I have a very simple test grammar as following:

grammar Test;

statement: expression EOF;

expression
    :   Identifier
        |   expression binary_op expression
        |   expression assignment_operator expression
        |   expression '.' Identifier 
    ;

binary_op: '+';
assignment_operator : '='  ;

Identifier : [a-zA-Z]+ ;
WS : [ \n\r\t]+ -> channel(HIDDEN) ;

With this version of the grammar I got the expected behavior if I write the following code:

b.x + b.y 

I get a tree as (+ (. b x) (. b y))

However, if I replace expression binary_op expression by expression '+' expression I get a very different tree: (. (+ (. b x) b) y)

Is there any explanation for this?

Thanks

You have to set the precendence using something like this:

expr  : expr2 (assignment_operator expr3)?  # Equals
expr2 : expr1 (binary_op expr2)?            # Add
expr1 : Identifier | 
        expr1 . Identifier
      ;

This removes all ambiguity on operator precendence.

Literals in the parser can confuse matters. Check and fix the errors/warnings reported in generating the parser. Likely need to move the literals from parser rules to lexer rules.

You can verify that the lexer is operating as intended by dumping the token stream. That will provide a clear basis for understanding the path that the parser is taking.

Update

Neither of the parse tree representations you list look proper for an Antlr4 parse tree.
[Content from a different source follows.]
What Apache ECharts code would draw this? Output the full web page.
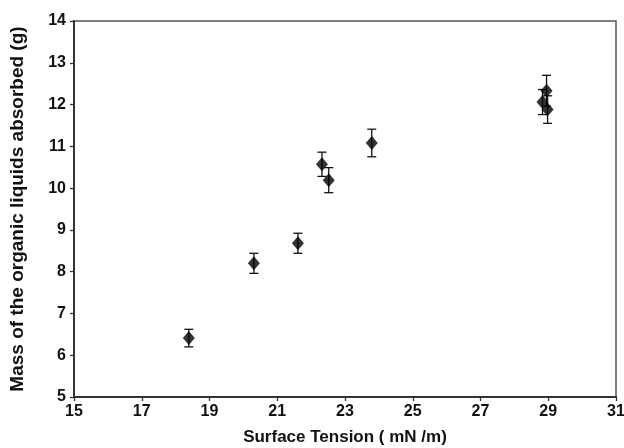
<!DOCTYPE html>
<html><head><meta charset="utf-8">
<script src="https://cdn.jsdelivr.net/npm/echarts@6/dist/echarts.min.js"></script>
<style>html,body{margin:0;padding:0;background:#fff}#c{width:624px;height:448px}</style>
</head><body><div id="c"></div>
<script>
const surfaceTension = [18.39, 20.31, 21.61, 22.32, 22.52, 23.79, 28.83, 28.95, 28.98];
const massAbsorbed   = [6.41, 8.20, 8.68, 10.57, 10.19, 11.08, 12.06, 12.33, 11.88];
const errorValues    = [0.21, 0.24, 0.24, 0.29, 0.30, 0.33, 0.30, 0.37, 0.33];
const xTicks = [15, 17, 19, 21, 23, 25, 27, 29, 31];
const yTicks = [5, 6, 7, 8, 9, 10, 11, 12, 13, 14];

const pts = surfaceTension.map((x, i) => [x, massAbsorbed[i]]);
const errs = surfaceTension.map((x, i) => [x, massAbsorbed[i] - errorValues[i], massAbsorbed[i] + errorValues[i]]);
const font = 'Liberation Sans, Arial, sans-serif';

const chart = echarts.init(document.getElementById('c'), null, {renderer: 'canvas'});
chart.setOption({
  animation: false,
  grid: {left: 74, right: 8, top: 21, bottom: 51, outerBoundsMode: 'none', containLabel: false,
         show: true, borderColor: '#555', borderWidth: 1.5, backgroundColor: 'transparent'},
  xAxis: {
    type: 'value', min: xTicks[0], max: xTicks[xTicks.length - 1], interval: 2,
    name: 'Surface Tension ( mN /m)', nameLocation: 'middle', nameGap: 32,
    nameTextStyle: {fontFamily: font, fontWeight: 'bold', fontSize: 17, color: '#111'},
    axisLine: {show: true, onZero: false, lineStyle: {color: '#333', width: 2}},
    axisTick: {show: true, inside: false, length: 4, lineStyle: {color: '#333', width: 1.3}},
    axisLabel: {fontFamily: font, fontWeight: 'bold', fontSize: 16, color: '#111', margin: 7},
    splitLine: {show: false}
  },
  yAxis: {
    type: 'value', min: yTicks[0], max: yTicks[yTicks.length - 1], interval: 1,
    name: 'Mass of the organic liquids absorbed (g)', nameLocation: 'middle', nameGap: 47,
    nameTextStyle: {fontFamily: font, fontWeight: 'bold', fontSize: 19, color: '#111'},
    axisLine: {show: true, onZero: false, lineStyle: {color: '#333', width: 2}},
    axisTick: {show: true, inside: false, length: 4, lineStyle: {color: '#333', width: 1.3}},
    axisLabel: {fontFamily: font, fontWeight: 'bold', fontSize: 16, color: '#111', margin: 8},
    splitLine: {show: false}
  },
  series: [
    {
      type: 'custom',
      data: errs,
      renderItem: function (params, api) {
        const x = api.value(0);
        const lo = api.coord([x, api.value(1)]);
        const hi = api.coord([x, api.value(2)]);
        const w = 4.5;
        const st = {stroke: '#111', lineWidth: 1.3};
        return {type: 'group', children: [
          {type: 'line', shape: {x1: lo[0], y1: lo[1], x2: hi[0], y2: hi[1]}, style: st},
          {type: 'line', shape: {x1: lo[0] - w, y1: lo[1], x2: lo[0] + w, y2: lo[1]}, style: st},
          {type: 'line', shape: {x1: hi[0] - w, y1: hi[1], x2: hi[0] + w, y2: hi[1]}, style: st}
        ]};
      },
      z: 2
    },
    {
      type: 'scatter',
      data: pts,
      symbol: 'diamond',
      symbolSize: [12, 14],
      itemStyle: {color: '#000'},
      z: 3
    }
  ]
});
</script></body></html>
Nonetheless, tried both variants of your grammar and I consistently get:

Token dump:

Identifier: [@0,0:0='b',<4>,1:0]
Dot: [@1,1:1='.',<3>,1:1]
Identifier: [@2,2:2='x',<4>,1:2]
null: [@4,4:4='+',<1>,1:4]
Identifier: [@6,6:6='b',<4>,1:6]
Dot: [@7,7:7='.',<3>,1:7]
Identifier: [@8,8:8='y',<4>,1:8]

Tree dump:

(statement (expression (expression (expression (expression b) . x) + (expression b)) . y) <EOF>)

using

ParseTree tree = parser.statement();
System.out.print(tree.toStringTree(parser));

The nulls in this particular token dump are because the symbols are first defined in the parser.